One European vendor has dislodged one of the major vendors for one of Canada’s major banks. In another instance, the same major vendor lost out to an American-Indian vendor. In both situations, these represent breakthrough wins.
However, there’s another surprise for vendors breaking into the big leagues as financial institutions ask for new products that emulate what is already installed, preferring to defer exploitation of new features in favor of a more seamless transition. And this has a lot to do with the customer’s own commitment to support personnel.

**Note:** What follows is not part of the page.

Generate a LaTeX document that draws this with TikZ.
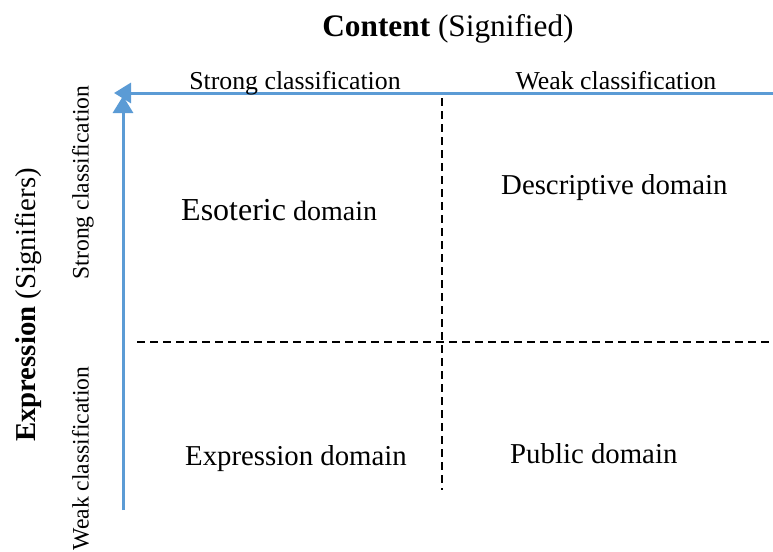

“As we have returned to this report and provided updates, it’s clear that any desire for change is being mitigated by the human resources factor,” Hausser said. “People are retiring and the generation behind them doesn’t exhibit the same enthusiasm to engage with vendors and to try new things. When it comes to payments processing, they aren’t committed to innovate nor are they as concerned as the predecessors to add new projects. ‘Stuff works, and that’s good enough’ is too often heard these days, and the fallout from this will be felt for years to come. This too was a surprise finding from the survey.”
It might be cool for major league baseball teams to pull off blockbuster trades, reshaping the performance characteristics of their team as they head for the playoffs. And among the biggest solution vendors, this too is a part of their strategy.
However, for many FIs, this might not be on their agenda — and yet, their reputation with consumers lives with the quality of services they provide, so being complacent about the status quo might not be a good option.
To better understand the choice and the change that will likely take place, reports like this latest from PayX certainly do help.
Maybe all that’s required is a big hitter or a pitcher who can close down the competition. But either way, there are vendors out there who can help pull together a winning strategy, and everyone involved in payments needs to ensure that they are at least aware of their options. You don’t need a budget as big as the Yankees’ to make a difference!